What are the physical and emotional well-being requirements to take an IMPACT program?
The training is conducted by a female-led team of instructors. The Lead Instructor plans and facilitates the program, teaches self-defense skills, and serves as a personal coach for participants in the self-defense scenarios. Suited Instructors serve a dual role in the Core Program, both assisting in teaching (e.g. demonstrations and drills) and playing the role of a mock aggressor while wearing body armor, giving participants an opportunity to practice all their skills in an adrenalized state. Class Assistants are volunteers who have completed the Core Program. They provide additional support for the participants in the course.
“Our goal is to move toward a world where women and men work together as equals. Within a society where men are often presumed to be leaders, modeling a working relationship where the female instructor is the lead and a male instructor functions within that paradigm, without being threatened by it, is critical to achieving that goal.”
—Mark, Suited Instructor
What makes the IMPACT Core Program empowerment-based self-defense training?
- Self-defense training is placed within a social context, meaning that rape and sexual assault are recognized as social issues not an individual problem.
- Perpetrators, not victims, are held accountable for violence.

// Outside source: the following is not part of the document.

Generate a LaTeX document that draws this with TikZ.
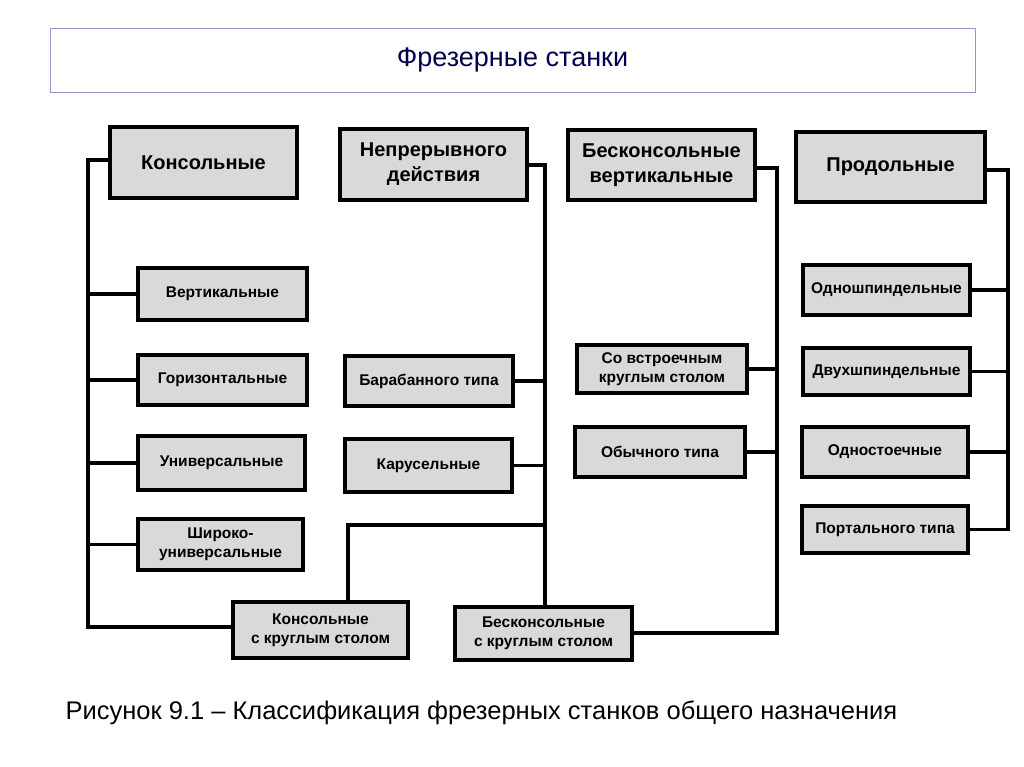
\documentclass[tikz,border=0pt]{standalone}
\usepackage{fontspec}
\setmainfont{Liberation Sans}
\begin{document}
\begin{tikzpicture}[x=1pt,y=-1pt,
  bx/.style={draw=black,line width=3.5pt,fill=gray!30,font=\bfseries\fontsize{15.5}{19}\selectfont,align=center,inner sep=1pt},
  hd/.style={bx,font=\bfseries\fontsize{20}{25}\selectfont},
  ln/.style={line width=3.5pt,line cap=rect}]
\useasboundingbox (0,0) rectangle (1024,767);
\node[draw=gray!60!blue!60,line width=0.8pt,minimum width=925pt,minimum height=64pt,font=\fontsize{27}{32}\selectfont,text=blue!30!black] (t) at (512.5,60) {Фрезерные станки};
% headers
\node[hd,minimum width=187pt,minimum height=71pt] (k) at (203.5,162.5) {Консольные};
\node[hd,minimum width=187pt,minimum height=71pt] (n) at (433.5,164.5) {Непрерывного\\действия};
\node[hd,minimum width=187pt,minimum height=70pt] (b) at (661.5,165) {Бесконсольные\\вертикальные};
\node[hd,minimum width=189pt,minimum height=70pt] (p) at (890.5,167) {Продольные};
% left column
\node[bx,minimum width=169pt,minimum height=52pt] (v) at (222.5,294) {Вертикальные};
\node[bx,minimum width=169pt,minimum height=50pt] (g) at (222.5,380) {Горизонтальные};
\node[bx,minimum width=167pt,minimum height=54pt] (u) at (221.5,463) {Универсальные};
\node[bx,minimum width=165pt,minimum height=51pt] (s) at (220.5,544.5) {Широко-\\универсальные};
\node[bx,minimum width=175pt,minimum height=56pt] (k1) at (320.5,630) {Консольные\\с круглым столом};
% middle
\node[bx,minimum width=168pt,minimum height=50pt] (bar) at (429,381) {Барабанного типа};
\node[bx,minimum width=167pt,minimum height=53pt] (kar) at (428.5,465.5) {Карусельные};
\node[bx,minimum width=177pt,minimum height=53pt] (b1) at (543.5,633.5) {Бесконсольные\\с круглым столом};
% third
\node[bx,minimum width=170pt,minimum height=48pt] (sv) at (662,369) {Со встроечным\\круглым столом};
\node[bx,minimum width=170pt,minimum height=50pt] (ob) at (660,452) {Обычного типа};
% right
\node[bx,minimum width=167pt,minimum height=50pt] (o1) at (886.5,290) {Одношпиндельные};
\node[bx,minimum width=167pt,minimum height=47pt] (o2) at (886.5,371.5) {Двухшпиндельные};
\node[bx,minimum width=166pt,minimum height=50pt] (o3) at (885,452) {Одностоечные};
\node[bx,minimum width=166pt,minimum height=47pt] (o4) at (885,529.5) {Портального типа};
% connectors
\draw[ln] (k.west |- 0,160) -- (88,160) -- (88,627) -- (k1.west |- 0,627);
\draw[ln] (88,294) -- (v.west);
\draw[ln] (88,380) -- (g.west);
\draw[ln] (88,463) -- (u.west);
\draw[ln] (88,544.5) -- (s.west);
\draw[ln] (n.east |- 0,165) -- (545,165) -- (b1.north -| 545,0);
\draw[ln] (bar.east) -- (545,381);
\draw[ln] (kar.east) -- (545,465.5);
\draw[ln] (k1.north -| 348,0) -- (348,525) -- (545,525);
\draw[ln] (b.east |- 0,168) -- (777,168) -- (777,633) -- (b1.east |- 0,633);
\draw[ln] (sv.east) -- (777,369);
\draw[ln] (ob.east) -- (777,452);
\draw[ln] (p.east |- 0,170) -- (1008,170) -- (1008,529.5) -- (o4.east);
\draw[ln] (o1.east) -- (1008,290);
\draw[ln] (o2.east) -- (1008,371.5);
\draw[ln] (o3.east) -- (1008,452);
\node[anchor=west,font=\fontsize{25.5}{30}\selectfont] (cap) at (62,713) {Рисунок 9.1 – Классификация фрезерных станков общего назначения};
\end{tikzpicture}
\end{document}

Women do not invite, cause, or ask to be assaulted.
- Finding the power and resources in one's own body is central. Physical self-defense is more than strikes and kicks and includes stance, breathe, body language, getting away.
- Participants learn and practice a range of tools and strategies to increase their choices when faced with uncomfortable, intrusive, or dangerous situations with people they know as well as with strangers.
What are the physical and emotional well-being requirements to take an IMPACT program?
- If you have a temporary injury or condition, such as pregnancy, healing from surgery, or a sprained limb, wait to take the class until you no longer have this injury or condition.
- If you have a chronic condition, please let us know about it and we will work with you (and in consultation with your health professional) to make it possible for you to take the course. We encourage you to register.
- If you have been sexually assaulted, consider waiting 6-12 months before taking an IMPACT course. A good wait time depends of course on you and your situation, so please talk to us about what will work for you.